Озорство Набокова распространялось не только на врагов и проявлялось не только в литературе. Однажды жертвой розыгрыша стал и высоко чтимый Набоковым Иван Бунин. 1 апреля 1937 года писатель-мистификатор, ссылаясь на бунинских друзей, Бориса и Веру Зайцевых, пустил слух, будто "ночью, покамест Бунин кутил, его квартиру ограбили". Уже наутро к рассерженным Буниным прибыли жадные до подробностей репортеры.

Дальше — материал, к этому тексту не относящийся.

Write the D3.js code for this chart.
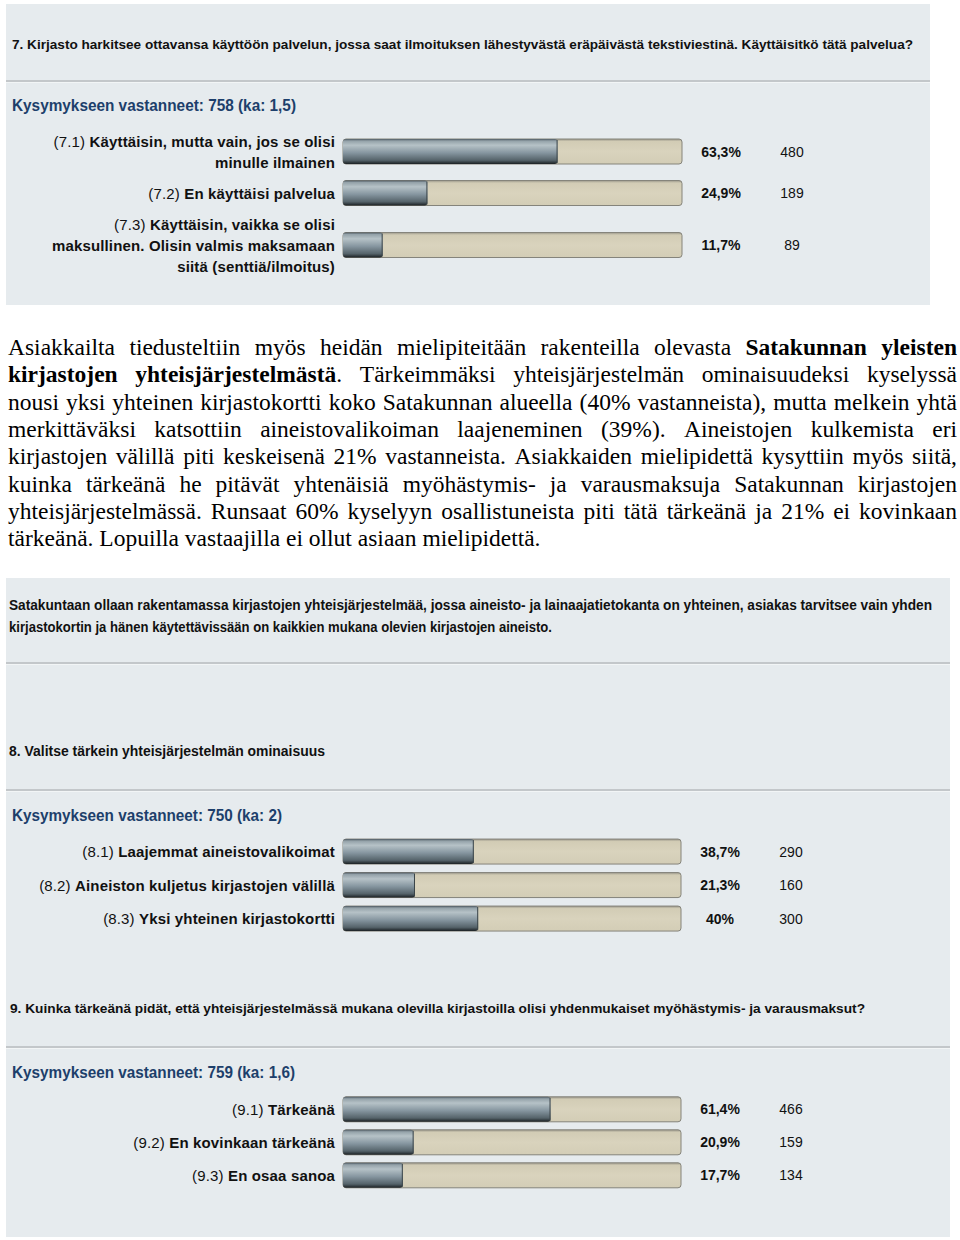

Неудивительно, что после всего этого, когда литературоведы в конце ХХ века столкнулись с проблемой авторства "Романа с кокаином", опубликованного в 1934 году в Париже в "Иллюстрированной жизни" под псевдонимом М. Агеев, некоторые тут же приписали это произведение Набокову. В 1990-е в киосках "Союзпечати" эту книжку так и продавали: "Неизвестный роман Владимира Набокова". И это притом, что в 1930-е годы никакой тайны в русском зарубежье вокруг этого романа не было: как минимум лица, причастные к публикации, и их ближайшее окружение знали, что автором является Марк Леви — это подтверждается перепиской писателя с издателем Николаем Оцупом и свидетельствами поэтессы Лидии Червинской.

"Роман с кокаином" не единственный случай, когда мистификацию увидели там, где ее не было. Точно так же случилось со знаменитой дилогией Ильфа и Петрова. Уже в наши дни вышла книга Ирины Амлински "12 стульев от Михаила Булгакова". И многим версия о том, что на самом деле историю о приключениях Остапа Бендера сочинил автор "Мастера и Маргариты", кажется правдоподобной.

Дыма без огня не бывает. Но дело не в том, что Илья Ильф, Евгений Петров и Михаил Булгаков вместе работали в редакции "Гудка", общались и могли договориться устроить литературный розыгрыш. Дело и не в том, что Валентин Катаев, иронизируя, называл Ильфа и своего брата Петрова "литературными неграми" (история о том, что он подсказал идею и сюжет романа, запечатлена в автобиографической повести "Алмазный мой венец"). Дело даже не в схожести стилистики. Дело в самой фигуре Булгакова. Он действительно часто прибегал к мистификациям, к литературным шарадам, но не в том смысле, в каком мистификацию понимал Волошин, а в том, как ее представлял Пушкин. Если с чем Булгаков и играл, то с образами рассказчиков в своей прозе, художественными приемами, запутывающими читателя.

Амлински, утверждая, что "12 стульев" написал Булгаков, ссылается на лингвистический анализ, на сходство ритма и синтаксиса, и, если честно, сопоставление приводимых исследовательницей фрагментов из романа Ильфа и Петрова и "Мастера и Маргариты" ни в чем не убеждает — с таким же успехом Булгакову можно приписать и "Мертвые души". По-настоящему убедить могли бы реальные свидетельства: воспоминания, письма. Да и в том случае речь бы шла тогда не о мистификации, а о подлоге. Все-таки Ильф и Петров — не Белкин, не Черубина, не Шишков, а реальные люди.

В этом плане споры о "12 стульях" напоминают споры о "Тихом Доне". Тут та же самая логическая ошибка. И кроется она в самой постановке проблемы. Кто бы ни оказался гипотетически прав в споре — речь не может идти о мистификации. Речь может идти об ошибке, о подлоге, о мерах безопасности, но уж точно не об интеллектуальной игре.

Смысл мистификации всегда в самой мистификации: в игре, в головоломке, в эксперименте, в шутке. Рано или поздно игра должна быть закончена. Рано или поздно головоломка должна быть разгадана.